Per ogni canzone è possibile rintracciare una delle tante storie contenute nel libro. La traduzione dall’inglese era stata fatta da Fernanda Pivano, grande amica e sostenitrice del cantante genovese:
«Era superproibito quel libro in Italia. Parlava della pace, contro la guerra, contro il capitalismo, contro in generale tutta la carica del convenzionalismo. Era tutto quello che il governo non ci permetteva di pensare […] Fernanda Pivano per tutti è una scrittrice. Per me è una ragazza di venti anni che inizia la sua professione traducendo il libro di un libertario mentre la società italiana ha tutt’altra tendenza. È successo tra il ’37 e il ’41: quando questo ha significato coraggio.»
Negli anni settanta il successo di Fabrizio De Andrè continua a crescere: dopo Non al denaro non all’amore né al cielo, esce Storia di un impiegato nel 1973, in cui tutte le canzoni sono collegate da un filo narrativo: un impiegato dopo aver ascoltato una canzone francese del Sessantotto (Canzone del Maggio) decide di ribellarsi, prepara un attentato (nella canzone Il bombarolo), viene incarcerato e si rivolge alla sua donna in Verranno a chiederti del nostro amore, uno dei pezzi più toccanti del disco che termina con Nella mia ora di libertà.
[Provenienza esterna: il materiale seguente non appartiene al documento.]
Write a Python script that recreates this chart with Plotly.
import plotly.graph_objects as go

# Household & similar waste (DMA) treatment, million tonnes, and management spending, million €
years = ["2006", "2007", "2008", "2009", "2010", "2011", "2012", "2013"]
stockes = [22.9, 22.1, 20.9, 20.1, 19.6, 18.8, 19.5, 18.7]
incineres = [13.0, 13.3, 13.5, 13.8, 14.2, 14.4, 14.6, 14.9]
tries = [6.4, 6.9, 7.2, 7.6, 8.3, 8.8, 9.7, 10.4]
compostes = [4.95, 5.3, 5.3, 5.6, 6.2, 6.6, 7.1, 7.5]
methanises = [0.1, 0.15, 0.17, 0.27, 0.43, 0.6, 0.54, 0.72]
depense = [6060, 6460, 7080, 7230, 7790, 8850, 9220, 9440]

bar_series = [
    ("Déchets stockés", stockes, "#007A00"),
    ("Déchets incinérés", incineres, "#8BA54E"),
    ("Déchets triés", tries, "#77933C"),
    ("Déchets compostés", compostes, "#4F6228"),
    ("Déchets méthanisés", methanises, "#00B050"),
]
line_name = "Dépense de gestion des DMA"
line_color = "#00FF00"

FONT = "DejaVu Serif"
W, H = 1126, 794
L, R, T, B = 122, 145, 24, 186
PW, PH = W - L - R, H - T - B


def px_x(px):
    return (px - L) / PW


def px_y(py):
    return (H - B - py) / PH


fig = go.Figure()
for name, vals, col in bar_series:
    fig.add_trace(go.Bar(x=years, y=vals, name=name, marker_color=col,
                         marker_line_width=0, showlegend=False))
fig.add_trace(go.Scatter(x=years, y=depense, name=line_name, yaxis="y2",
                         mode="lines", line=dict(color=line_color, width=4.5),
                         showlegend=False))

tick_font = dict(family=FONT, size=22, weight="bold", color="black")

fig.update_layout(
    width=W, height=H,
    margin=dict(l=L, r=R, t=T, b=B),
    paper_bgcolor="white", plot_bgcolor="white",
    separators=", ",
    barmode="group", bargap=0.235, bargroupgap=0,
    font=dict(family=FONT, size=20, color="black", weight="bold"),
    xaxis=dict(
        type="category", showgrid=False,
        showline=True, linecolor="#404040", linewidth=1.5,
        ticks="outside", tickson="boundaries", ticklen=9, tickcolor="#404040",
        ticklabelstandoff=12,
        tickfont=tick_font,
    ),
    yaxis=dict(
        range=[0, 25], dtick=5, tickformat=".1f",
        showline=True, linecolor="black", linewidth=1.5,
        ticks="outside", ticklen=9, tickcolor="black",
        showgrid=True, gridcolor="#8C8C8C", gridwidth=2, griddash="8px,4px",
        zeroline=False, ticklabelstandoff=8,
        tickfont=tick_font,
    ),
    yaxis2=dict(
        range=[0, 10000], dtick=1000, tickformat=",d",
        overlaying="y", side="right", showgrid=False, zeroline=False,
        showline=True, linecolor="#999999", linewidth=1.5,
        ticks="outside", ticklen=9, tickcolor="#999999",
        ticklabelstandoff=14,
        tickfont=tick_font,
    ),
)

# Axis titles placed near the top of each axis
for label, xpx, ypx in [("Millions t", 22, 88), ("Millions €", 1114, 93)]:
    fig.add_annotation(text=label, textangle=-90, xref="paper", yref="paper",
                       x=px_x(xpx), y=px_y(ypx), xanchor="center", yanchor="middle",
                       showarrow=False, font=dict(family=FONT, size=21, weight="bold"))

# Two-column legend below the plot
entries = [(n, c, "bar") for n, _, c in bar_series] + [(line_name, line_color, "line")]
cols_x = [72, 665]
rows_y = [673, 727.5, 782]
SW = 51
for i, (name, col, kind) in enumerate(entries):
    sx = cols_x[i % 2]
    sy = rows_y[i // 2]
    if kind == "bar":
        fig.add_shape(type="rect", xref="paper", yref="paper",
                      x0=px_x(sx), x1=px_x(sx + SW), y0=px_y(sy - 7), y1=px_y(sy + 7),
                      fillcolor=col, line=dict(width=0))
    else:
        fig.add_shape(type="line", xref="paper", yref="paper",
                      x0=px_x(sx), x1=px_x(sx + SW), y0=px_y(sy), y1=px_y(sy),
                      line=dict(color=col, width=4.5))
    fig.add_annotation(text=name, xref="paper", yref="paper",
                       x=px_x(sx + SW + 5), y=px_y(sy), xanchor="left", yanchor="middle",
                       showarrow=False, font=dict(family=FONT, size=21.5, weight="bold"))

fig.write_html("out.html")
Il 1975 è l’anno di un’importante collaborazione artistica, quella con Francesco De Gregori, che darà alla luce Volume VIII:
«..mi aveva proposto di lavorare insieme dopo avermi conosciuto in un locale di Roma, il Folkstudio.
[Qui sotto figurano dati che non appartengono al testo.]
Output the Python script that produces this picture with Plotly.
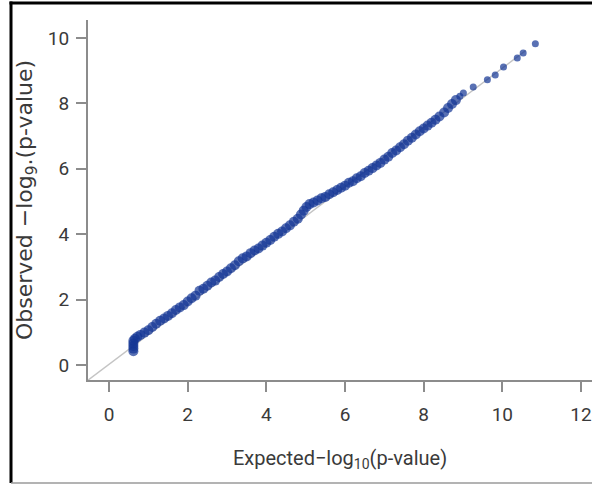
import plotly.graph_objects as go

expected = [0.62, 0.62, 0.62, 0.62, 0.62, 0.66, 0.72, 0.80, 0.90, 1.00,
            1.10, 1.20, 1.30, 1.40, 1.50, 1.60, 1.70, 1.80, 1.90, 2.00,
            2.10, 2.20, 2.30, 2.40, 2.50, 2.60, 2.70, 2.80, 2.90, 3.00,
            3.10, 3.20, 3.30, 3.40, 3.50, 3.60, 3.70, 3.80, 3.90, 4.00,
            4.10, 4.20, 4.30, 4.40, 4.50, 4.60, 4.70, 4.80, 4.88, 4.95,
            5.02, 5.10, 5.20, 5.30, 5.40, 5.50, 5.60, 5.70, 5.80, 5.90,
            6.00, 6.10, 6.20, 6.30, 6.40, 6.50, 6.60, 6.70, 6.80, 6.90,
            7.00, 7.10, 7.20, 7.30, 7.40, 7.50, 7.60, 7.70, 7.80, 7.90,
            8.00, 8.10, 8.20, 8.30, 8.40, 8.52, 8.62, 8.72, 8.82, 8.92,
            9.01, 9.26, 9.62, 9.82, 10.03, 10.38, 10.53, 10.84]
observed = [0.42, 0.50, 0.58, 0.66, 0.74, 0.80, 0.86, 0.92, 0.99, 1.06,
            1.16, 1.26, 1.35, 1.42, 1.50, 1.58, 1.68, 1.76, 1.83, 1.94,
            2.04, 2.12, 2.27, 2.33, 2.42, 2.52, 2.58, 2.69, 2.78, 2.86,
            2.96, 3.05, 3.17, 3.26, 3.32, 3.42, 3.50, 3.56, 3.65, 3.74,
            3.82, 3.92, 4.01, 4.08, 4.18, 4.27, 4.38, 4.47, 4.60, 4.72,
            4.83, 4.92, 4.97, 5.03, 5.10, 5.14, 5.22, 5.28, 5.35, 5.42,
            5.48, 5.57, 5.62, 5.71, 5.77, 5.87, 5.94, 6.02, 6.10, 6.18,
            6.28, 6.37, 6.48, 6.56, 6.66, 6.75, 6.86, 6.95, 7.05, 7.15,
            7.23, 7.32, 7.41, 7.50, 7.60, 7.72, 7.86, 7.98, 8.10, 8.22,
            8.32, 8.50, 8.72, 8.87, 9.11, 9.39, 9.54, 9.82]

# Reference line endpoints
ref_x = [-0.53, 10.6]
ref_y = [-0.46, 9.62]

x_ticks = [0, 2, 4, 6, 8, 10, 12]
y_ticks = [0, 2, 4, 6, 8, 10]

sizes = [10 if x < 8.9 else 7 for x in expected]

fig = go.Figure()
fig.add_trace(go.Scatter(x=ref_x, y=ref_y, mode="lines",
                         line=dict(color="#c4c4c4", width=1.5),
                         hoverinfo="skip", showlegend=False))
fig.add_trace(go.Scatter(x=expected, y=observed, mode="markers",
                         marker=dict(color="#123494", size=sizes, line=dict(width=0)),
                         showlegend=False))

tick_font = dict(family="Roboto, Liberation Sans, sans-serif", size=19, color="#3a3a3a")

fig.update_xaxes(range=[-0.534, 12.28], tickvals=x_ticks, ticktext=[str(v) for v in x_ticks],
                 showgrid=False, zeroline=False, showline=True, linecolor="#8c8c8c", linewidth=2,
                 ticks="outside", ticklen=10, tickwidth=1.5, tickcolor="#8c8c8c",
                 tickfont=tick_font, ticklabelstandoff=6, ticklabeloverflow="allow",
                 title=dict(text="Expected\u2212log<sub>10</sub>(p-value)",
                            font=dict(family=tick_font["family"], size=20, color="#3a3a3a"),
                            standoff=26))
fig.update_yaxes(range=[-0.46, 10.55], tickvals=y_ticks, ticktext=[str(v) for v in y_ticks],
                 showgrid=False, zeroline=False, showline=True, linecolor="#8c8c8c", linewidth=2,
                 ticks="outside", ticklen=10, tickwidth=1.5, tickcolor="#8c8c8c",
                 tickfont=tick_font, ticklabelstandoff=3,
                 title=dict(text="Observed \u2212log<sub>9</sub>.(p-value)",
                            font=dict(family="DejaVu Sans, sans-serif", size=22, color="#3a3a3a"),
                            standoff=9))

W, H = 592, 485
L, R, T, B = 88, 0, 20, 105
pw, ph = W - L - R, H - T - B

def px(x):
    return (x - L) / pw

def py(y):
    return (H - B - y) / ph

fig.update_layout(
    width=W, height=H, margin=dict(l=L, r=R, t=T, b=B, autoexpand=False),
    paper_bgcolor="white", plot_bgcolor="white",
    shapes=[
        dict(type="line", xref="paper", yref="paper", x0=px(11), x1=px(11), y0=py(483), y1=py(1.5),
             line=dict(color="black", width=3)),
        dict(type="line", xref="paper", yref="paper", x0=px(9.5), x1=px(592), y0=py(3), y1=py(3),
             line=dict(color="black", width=3)),
        dict(type="line", xref="paper", yref="paper", x0=px(11), x1=px(592), y0=py(483), y1=py(483),
             line=dict(color="#9a9a9a", width=1.5)),
    ],
)

fig.write_html("out.html")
Passammo quasi un mese da soli nella sua bellissima casa in Sardegna, davanti ad una spiaggia meravigliosa dove peraltro credo che non mettemmo mai piede: in quel periodo avevamo tutti e due delle storie sentimentali assai burrascose ed era più o meno inverno. Fabrizio beveva e fumava tantissimo e io gli stavo dietro con un certo successo. Giocavamo a scacchi, a poker in due: ogni tanto prendevo il suo motorino e me ne andavo in giro per chilometri. Al mio ritorno spesso lo trovavo appena alzato che girava per casa con la sigaretta e il bicchiere e la chitarra in mano e che aveva buttato giù degli appunti, degli accordi. Era uno strano modo di lavorare il nostro: non ci siamo mai messi seduti a dire “Adesso scriviamo questa canzone”. Semplicemente integravamo e correggevamo l’uno gli appunti dell’altro, certe volte senza nemmeno parlarne, senza nemmeno incontrarci magari, perché lui dormiva di giorno e lavorava di notte e io viceversa. Fabrizio era un uomo generoso e bellicoso, facile da amare e difficilissimo da andarci d’accordo. Se non avessi conosciuto le sue canzoni, non avrei mai cominciato a scrivere le mie.»
Oggi, a 17 anni dalla sua scomparsa, il ricordo di Faber non è nemmeno sbiadito.